As Lee puts it, “We have taken an oath to defend the Constitution, and the Constitution invests the legislature with the legislative powers.” If President Trump expects to follow President Obama’s footsteps, and govern with “a pen and a phone,” he may run into trouble.
War and peace
Trump’s iconoclastic foreign policy is likely to come under attack from both hawks and doves. Already, John McCain, Lindsey Graham, and Marco Rubio have raised concerns over Trump’s Russia policy generally, and his nomination of Rex Tillerson as secretary of state in particular. Meanwhile, Rand Paul has vowed to block the nomination of John Bolton and similar hardliners to any position at the State Department. We should expect everything from Russia sanctions to the Iran nuclear agreement to the War on Terror to reveal similar splits.
Spending and the debt
Trump has largely abandoned traditional Republican concern over the $20 trillion national debt and resistance to government spending, but many congressional Republicans are likely to feel differently. Speaking for fiscal conservatives in the House, Idaho Republican representative Raul Labrador told reporters, “We are not going to vote for anything that increases the national debt.” Trump’s plan to spend $1 trillion or more on infrastructure is already in trouble. “We know we’re going to have to pay for this,” said Senator John Cornyn, the second ranking Republican in the Senate. “The question is whether we do it now or whether we send it to our kids and grandkids and make them pay for it.” In the House, Speaker Ryan has suggested that infrastructure spending is not high on his agenda. Concern over the debt could even pose problems for Trump’s proposed tax cuts, with Mitch McConnell expressing his desire that any tax-reform measure be revenue-neutral.

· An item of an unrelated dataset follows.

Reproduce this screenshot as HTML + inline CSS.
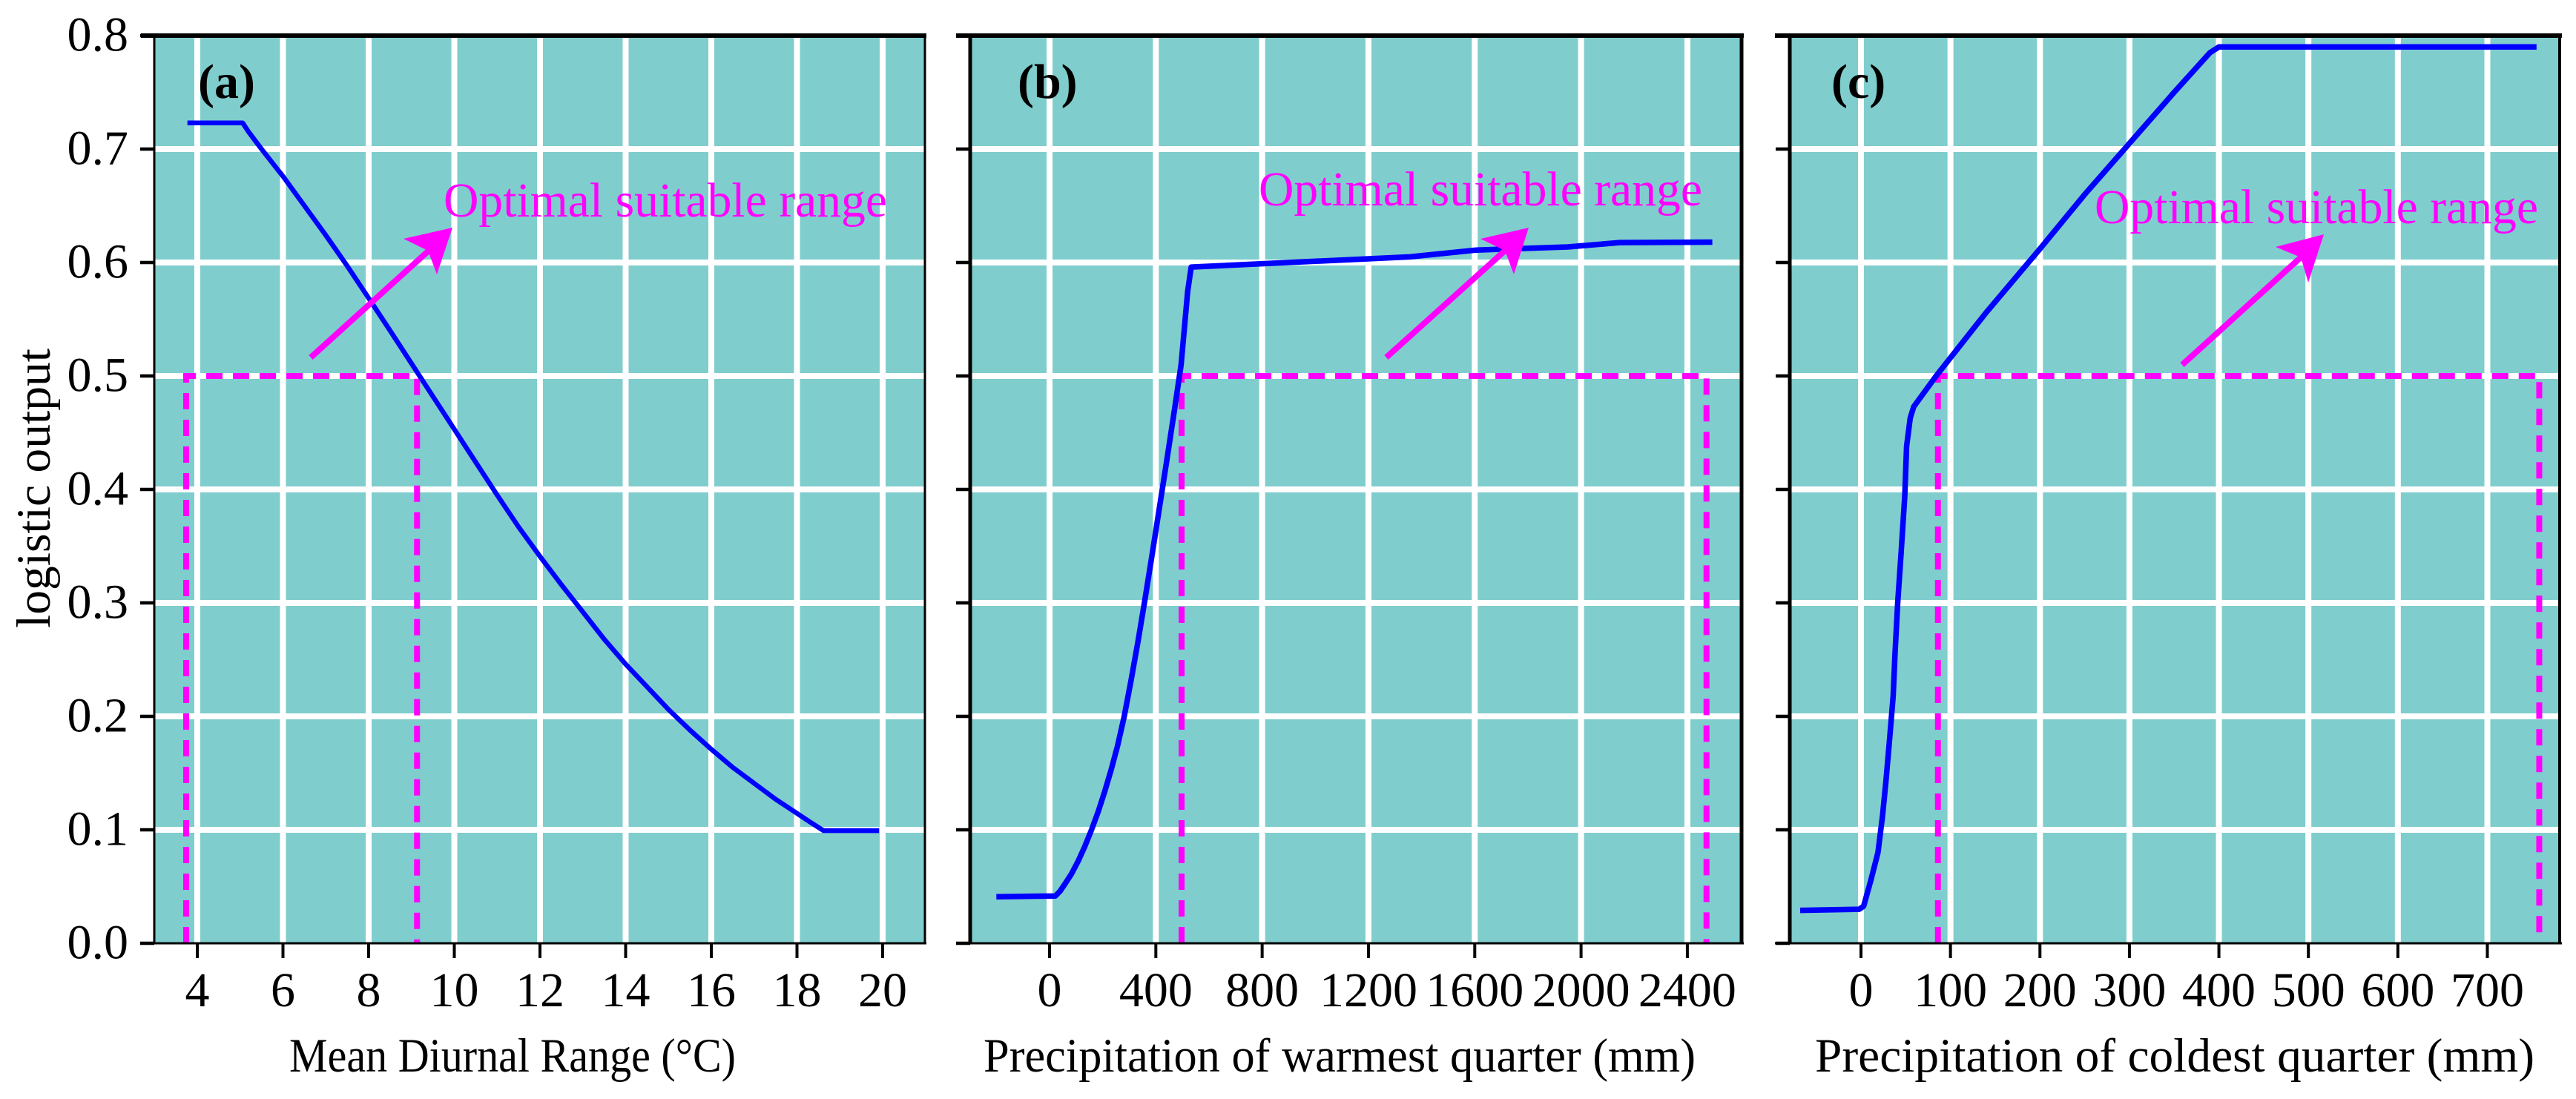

Congress will likely join President Trump’s skepticism of new trade deals, meaning the Trans-Pacific Partnership and similar deals are in real trouble. But congressional Republicans will be far more reluctant to support President Trump’s call for higher tariffs. “I don’t want to get into some kind of trade war,” warns House majority leader Kevin McCarthy.
No issue was more central to the Trump campaign than restricting immigration, but even here he may find congressional resistance. Republicans will almost certainly back Trump’s proposals to build a border wall (and Mexico will not be paying for it) and crack down on criminal aliens. But immigration doves, including Lindsey Graham and Arizona senator Jeff Flake, are expected to challenge Trump over the status of the so-called Dreamers under the Delayed Action for Childhood Arrivals (DACA) program.
Even on an issue like replacing and repealing the Affordable Care Act, there are deep splits in the GOP that may bedevil a Trump administration. Republicans are expected to put a repeal bill on Trump’s desk shortly after he takes office, but because they haven’t yet reached consensus on a replacement, repeal of Obamacare will not likely be immediate. Rather, the legislation will establish a sunset date, say 2018 or 2019, at which point the law will end. But eventually, Republicans will have to make good on a replacement plan. Free-market advocates may rally around a proposal by Flake and Virginia representative David Brat to radically expand health-savings accounts. But Tom Price, who Trump has chosen to head the Department of Health and Human Services, has his own plan that relies heavily on tax credits and retains parts of Obamacare’s subsidies and regulatory structure.
The bottom line should both temper the enthusiasm of Trump enthusiasts and calm the more hysterical fears of Trump opponents.
The Founding Fathers designed a system of government under which legislating is hard to do. That reality has frustrated nearly every president, doing a pretty good job of preventing some of the worst presidential policies.
President Trump is about to run headlong into that reality.